Berkeley Art Center in the1960s
The Berkeley Art Center began operation in the late sixties, a time characterized by major political, social, and cultural change. The Free Speech movement had reached its peak in the mid-sixties and its gains paved the way for major anti-Vietnam war protests. Along with the charged political climate, many movements such as, Human Be-In occurred at San Francisco's Golden Gate Park. Carl Worth, the first Director of the Berkeley Art Center, attended this event the day before he had his interview for the position as Director. He surprised himself when he began to share the experience he had at the Be-In during the interview: "Somehow, spontaneously, I began to share my experience at the Be-In. I said that I wanted to try to create an exhibition program that had some of the galvanizing, dynamic quality of the parachuting event that brought people together. I said that I felt art was a way of doing that and I thought Berkeley was the right place to create that kind of ambiance." Therefore, the Berkeley Art Center was born from the inspiration of the 1960s. As were several other art institutions in the Bay Area: The Berkeley Art Museum and Pacific Film Archive, Oakland Museum of California, The Asian Art Museum, etc.
The Berkeley Art Center exhibited work by over 50 artists.
Below are selected exhibitions from the 1960s at the Berkeley Art Center.
The Six Figure Painters:
Boyd Allen, Jerrold Ballaine, Robert Bechtle, Gerald Gooch,
Erle Loran, and Richard McClean
May - June 1967
At this time the world had just experienced Andy Warhol's Marylin Monroe print. Abstract Expressionism was becoming less and less the main focus. Movements such as Pop Art and Bay Area Figure Painting challenged abstract Expression. The first exhibition, The Six Figure Painters: Boyd Allen, Jerrold Ballaine, Robert Bechtle, Gerald Gooch, Erle Loran, and Richard McClean ran from May 7th - June 10th 1967 was influenced by the Bay Area Figure Painting Movement and was a reflection of what was happening in SF Bay Area and the world.

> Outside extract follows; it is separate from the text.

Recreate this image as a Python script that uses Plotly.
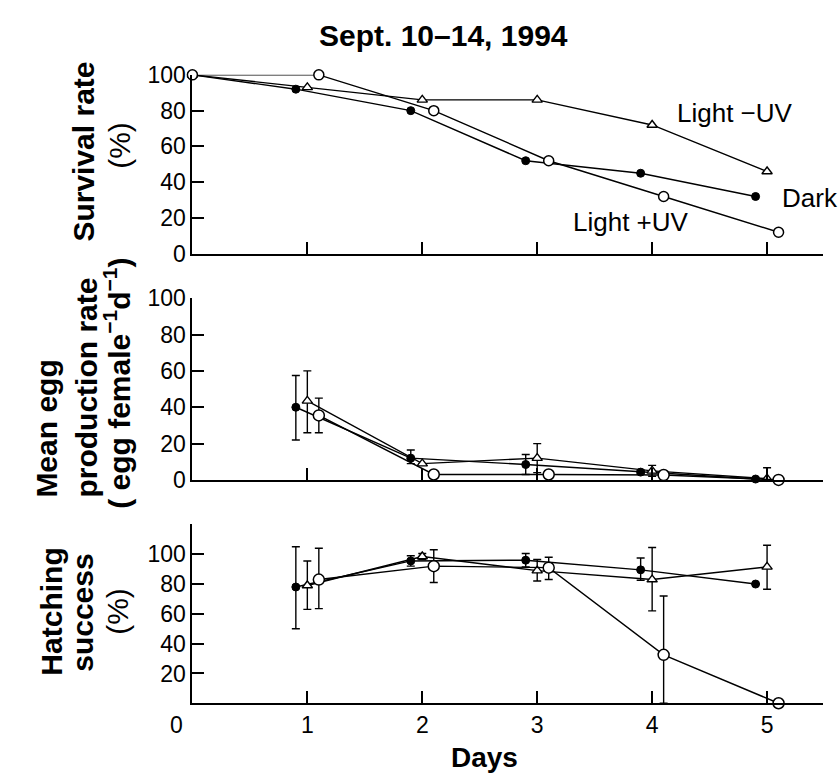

Chiura Obata: Sumi Painting
November - December 1967
The Berkeley Art Center finished its first year with Chiura Obata: Sumi Painting exhibition. This would be the first of many exhibitions influenced by Japanese art and culture to take place at the Berkeley Art Center. Chiura Obata had this show at the age of 81. He was a faculty member in the Art Department at the University of California, Berkeley from 1932 - 1954.
Inside the Moon
September - October 1969
Inside the Moon was an interactive installation"where large areas of scrim were twisted up into the beams so that the upper reaches of the ceiling became a three dimensional projection screen. Quadraphonic sound filled the room and a large harp came down in the middle of the room so viewers could pluck on the strings and sounds would emanate from around the room. And there were large backlit, liquid-filled tubes which would slowly turn so that water would undulate inside them. The whole floor was covered with about ten inches of a thick foam pad so that viewers could lie down and look up at these things. You were invited to relax and become a part of the space."* The exhibition represented the psychedelic and experimental influences at that time.
*excerpt from 2007 interview with Carl Worth.
Pat McFarlin and Joe Slusky: Sculpture
July - August 1969
Major breakthroughs in sculpture took place throughout the 60s and 70s in the Bay Area. For the first couple decades Berkeley Art Center's exhibitions were centered on painting and/or sculpture. Joe Slusky exhibited his work during the 1960s and remains actively involved at the Berkeley Art Center. His current work was exhibited during BAC's Artists Annual Exhibition, December 2016 - January 2017.